The Accountant: Jason Bourne Via A Beautiful Mind!

The Accountant

Christian Wolff is a master accountant who uncooks the books for clients varying from mob fronts to cutting edge technology providers. He is also somewhere on the high functioning autism spectrum/scale – which makes his other very particular set of skills somewhat unexpected.

The Accountant takes the mix of Wolff’s (Ben Affleck) set of skills and sets him a task that requires him to use both – a high tech company specializing in cutting edge prosthetics hires him to uncook their books to find out if $60 million has gone missing. The fact of the missing money was spotted by a nerdy junior accountant, Dana Cummings (Anna Kendrick) and Wolf has been hiring to find out if she’s wrong (she’s not).

The film opens with Wolff figuring out loopholes to help a farmer (Ron Prather) and his wife (Susan Williams) rid themselves of a high tax bill. Despite his slightly off-kilter behavior, there’s a connection made and Wolff visits from time to time to hone his shooting skills.


For high end jobs, Wolff relies on Justine (voiced by Alison Wright), an English accented woman on the other end of his cell phone (think Agent Cooper’s Diane but with a voice we can hear). Justine informs him of the job offer from the prosthetics/robotics firm and he pays them a visit – winning them over with his professionalism.

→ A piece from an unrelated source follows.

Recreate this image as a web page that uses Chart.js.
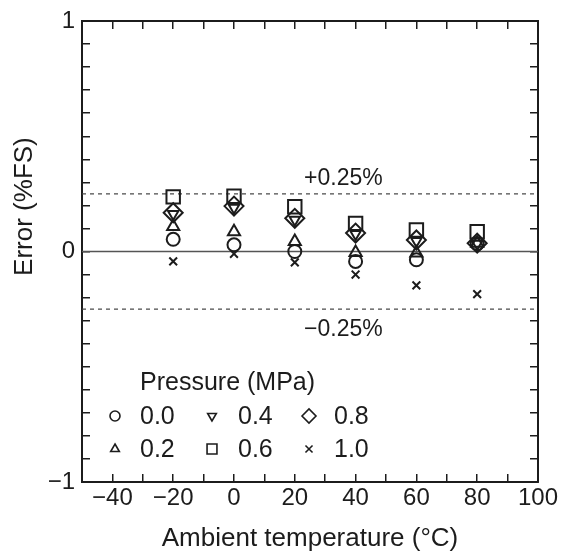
<!DOCTYPE html>
<html>
<head>
<meta charset="utf-8">
<script src="https://cdn.jsdelivr.net/npm/chart.js@4.4.0/dist/chart.umd.min.js"></script>
<style>
  html, body { margin: 0; padding: 0; background: #fff; }
  #contenedor { width: 568px; height: 554px; }
</style>
</head>
<body>
<div id="contenedor"><canvas id="graficoError"></canvas></div>
<script>
// temperaturas de ensayo (°C)
const temperaturas = [-20, 0, 20, 40, 60, 80];

// error (%FS) por presion (MPa)
const error00 = [0.053, 0.029, 0.000, -0.043, -0.036, 0.034];
const error02 = [0.108, 0.086, 0.043, -0.004, -0.007, 0.036];
const error04 = [0.163, 0.190, 0.138, 0.076, 0.046, 0.034];
const error06 = [0.237, 0.240, 0.194, 0.122, 0.093, 0.086];
const error08 = [0.168, 0.197, 0.144, 0.080, 0.050, 0.036];
const error10 = [-0.043, -0.010, -0.047, -0.100, -0.147, -0.185];

const presiones = ['0.0', '0.2', '0.4', '0.6', '0.8', '1.0'];
const limites = [0.25, -0.25];
const etiquetasLimite = ['+0.25%', '\u22120.25%'];

const rangoX = [-50, 100];
const rangoY = [-1, 1];

const negro = '#1c1c1c';
const fuente = 'Liberation Sans, Arial, Helvetica, sans-serif';

const series = [error00, error02, error04, error06, error08, error10];
const estilos = [
  { pointStyle: 'circle', radius: 6.5, rotation: 0 },
  { pointStyle: 'triangle', radius: 7, rotation: 0 },
  { pointStyle: 'triangle', radius: 6, rotation: 180 },
  { pointStyle: 'rect', radius: 9.5, rotation: 0 },
  { pointStyle: 'rectRot', radius: 9.5, rotation: 0 },
  { pointStyle: 'crossRot', radius: 5.5, rotation: 0 },
];

const datasets = series.map((valores, i) => ({
  label: presiones[i],
  data: temperaturas.map((t, j) => ({ x: t, y: valores[j] })),
  pointStyle: estilos[i].pointStyle,
  pointRadius: estilos[i].radius,
  pointRotation: estilos[i].rotation,
  pointBorderColor: negro,
  pointBackgroundColor: 'rgba(0,0,0,0)',
  pointBorderWidth: 2,
  showLine: false,
  order: 1,
}));

// linea de cero y limites de +-0.25%
datasets.push({
  label: 'cero',
  data: rangoX.map(x => ({ x: x, y: 0 })),
  showLine: true, borderColor: '#555', borderWidth: 1.4, pointRadius: 0, order: 5,
});
limites.forEach(l => datasets.push({
  label: 'limite',
  data: rangoX.map(x => ({ x: x, y: l })),
  showLine: true, borderColor: '#444', borderWidth: 1.2, borderDash: [4, 4], pointRadius: 0, order: 5,
}));

const menos = v => String(v).replace('-', '\u2212');

// leyenda dentro del area del grafico, etiquetas y titulo del eje y
const leyendaInterna = {
  id: 'leyendaInterna',
  afterDatasetsDraw(chart) {
    const ctx = chart.ctx;
    const area = chart.chartArea;
    const xs = chart.scales.x, ys = chart.scales.y;
    ctx.save();
    ctx.fillStyle = negro;
    ctx.textBaseline = 'middle';

    // etiquetas de los limites
    ctx.font = '23px ' + fuente;
    ctx.textAlign = 'center';
    ctx.fillText(etiquetasLimite[0], xs.getPixelForValue(36), ys.getPixelForValue(0.315));
    ctx.fillText(etiquetasLimite[1], xs.getPixelForValue(36), ys.getPixelForValue(-0.34));

    // titulo del eje y
    ctx.save();
    ctx.translate(25, ys.getPixelForValue(0.195));
    ctx.rotate(-Math.PI / 2);
    ctx.font = '26px ' + fuente;
    ctx.fillText('Error (%FS)', 0, 0);
    ctx.restore();

    ctx.textAlign = 'left';
    ctx.font = '25px ' + fuente;
    ctx.fillText('Pressure (MPa)', area.left + 58, area.bottom - 99);

    const colMarca = [33, 130, 227];
    const colTexto = [58, 156, 252];
    const filas = [-66, -33];
    presiones.forEach((p, i) => {
      const c = Math.floor(i / 2), f = i % 2;
      const y = area.bottom + filas[f];
      ctx.strokeStyle = negro;
      ctx.fillStyle = 'rgba(0,0,0,0)';
      ctx.lineWidth = 1.6;
      Chart.helpers.drawPoint(ctx, {
        pointStyle: estilos[i].pointStyle,
        rotation: estilos[i].rotation,
        radius: estilos[i].pointStyle === 'rect' || estilos[i].pointStyle === 'rectRot' ? 7 : 5,
        borderWidth: 1.6,
      }, area.left + colMarca[c], y);
      ctx.fillStyle = negro;
      ctx.fillText(p, area.left + colTexto[c], y + 1);
    });
    ctx.restore();
  }
};

const marcaTicks = { display: true, drawOnChartArea: false, drawTicks: true, tickLength: -8, color: negro, lineWidth: 1.5 };
const borde = { display: true, color: negro, width: 2 };

const ctx = document.getElementById('graficoError').getContext('2d');
const grafico = new Chart(ctx, {
  type: 'scatter',
  data: { datasets: datasets },
  plugins: [leyendaInterna],
  options: {
    responsive: true,
    maintainAspectRatio: false,
    animation: false,
    events: [],
    layout: { padding: { left: 0, right: 29, top: 18, bottom: 0 } },
    plugins: { legend: { display: false }, tooltip: { enabled: false } },
    scales: {
      x: {
        type: 'linear', position: 'bottom', min: rangoX[0], max: rangoX[1],
        grid: marcaTicks, border: borde,
        afterFit: s => { s.height = 72; },
        ticks: {
          stepSize: 10, padding: 10, maxRotation: 0, autoSkip: false,
          color: negro, font: { family: fuente, size: 24 },
          callback: v => (v % 20 === 0 ? menos(v) : ''),
        },
        title: { display: true, text: 'Ambient temperature (°C)', color: negro,
                 font: { family: fuente, size: 26 }, padding: { top: 0, bottom: 0 } },
      },
      x2: {
        type: 'linear', position: 'top', min: rangoX[0], max: rangoX[1],
        grid: marcaTicks, border: borde,
        afterFit: s => { s.height = 0; },
        ticks: { stepSize: 10, display: false },
      },
      y: {
        type: 'linear', position: 'left', min: rangoY[0], max: rangoY[1],
        grid: marcaTicks, border: borde,
        afterFit: s => { s.width = 82; },
        ticks: {
          stepSize: 0.1, padding: 15, autoSkip: false,
          color: negro, font: { family: fuente, size: 24, lineHeight: 0.5 },
          callback: v => (Math.abs(v - Math.round(v)) < 1e-6 ? menos(Math.round(v)) : ''),
        },
      },
      y2: {
        type: 'linear', position: 'right', min: rangoY[0], max: rangoY[1],
        grid: marcaTicks, border: borde,
        afterFit: s => { s.width = 0; },
        ticks: { stepSize: 0.1, display: false },
      },
    },
  },
});
</script>
</body>
</html>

Meanwhile, Treasury Depart head of Crime Enforcement Division Ray King (J.K. Simmons) is looking for the accountant for personal reasons – and coerces (a slightly prettier word than blackmails) one of his top analysts, Agent Marybeth Medina (Cynthia Addai-Robinson), into working full-time on finding him.

Then there’s an arc where a cheerful assassin (Jon Bernthal) is killing people. Wolff sees him coming out of the wrong house and shadows him but the assassin spots him and takes a shot at him.

The Accountant

Naturally, the high tech company’s books are off by $60 million, but before Wolff and Cummings can finish the job (and Wolff has a thing about finishing jobs – flashbacks give us his backstory at appropriate intervals), one of the company’s top executives (Jean Smart) is executed and the company’s owner/her brother (John Lithgow) tells them they are done.

Wolff and Dana wind up on Cheerful’s kill list and all the players are in place for a rousing final act that would seem very much the same as many others were it not for Wolff’s unique skill set and position in the spectrum.

What Makes The Accountant different is not just Wolff, but the way he connects with people – either via taking on a job (legal or not), or through his natural ability with numbers. He’s working with a beautiful, if nerdy, woman but the only time he feels anything approaching excitement is when he finds her discover was right and the two enthusiastically run through their methodology; he becomes friends with the farmer and his wife through his work on their income tax and the way they let him practice shooting on their farm…


Bill Dubuque’s script is witty and charming even as it’s simultaneously cool and methodical (like Wolff). Wolff’s conversational skills are, to say the least, limited (‘We should go’) and his efforts to blend in are well handled – though he never quite pulls that off, he is certainly aware of the need to try (refer back to those flashbacks for a mentor played by Jeffrey Tambor).

Affleck nails the character so precisely – the discomfort with making eye contact; the sense of not quite occupying the same space as everyone else; the need to finish what he starts; the OCD mannerisms surrounding mundane actions like preparing and eating a meal, or even preparing to fire one of the BIG guns in his arsenal – that he pretty much keeps The Accountant from being an average action film by himself.

Another slight twist that keeps what could otherwise be just another set of action sequences, is that Wolff uses the Indonesian martial art pentjak silat – which we’ve seen in Gareth Evans’ Raid movies.


Of course, when you have J.K. Simmons, Jeffrey Tambor, Anna Kendrick, Jon Bernthal, Jean Smart and John Lithgow in the movie, you know that the material will be elevated to the next level. The result being that The Accountant takes is unique protagonist and shuffles him from an average-to-good movie to a very good film.

Gavin O’Connor (Warrior) uses a cool palette (grays and blues with some greens) to echo Wolff’s personality (and maybe his need for connections that he can’t quite express) and uses a combination of zooms and tracking shots to make Wolff’s more cerebral work exciting before using many of the same kinds of shots in The Accountant’s action sequences – emphasizing how, to Wolff, working with numbers is almost the same exact thing as taking on a horde of trained killers.

An added bonus is that the film ends in such a way that it could be either Shane riding off into the sunset, or an opening for a sequel should the film do well.

The Accountant is an original enough spin on some well-worn tropes that it deserves to do well enough to spawn a sequel.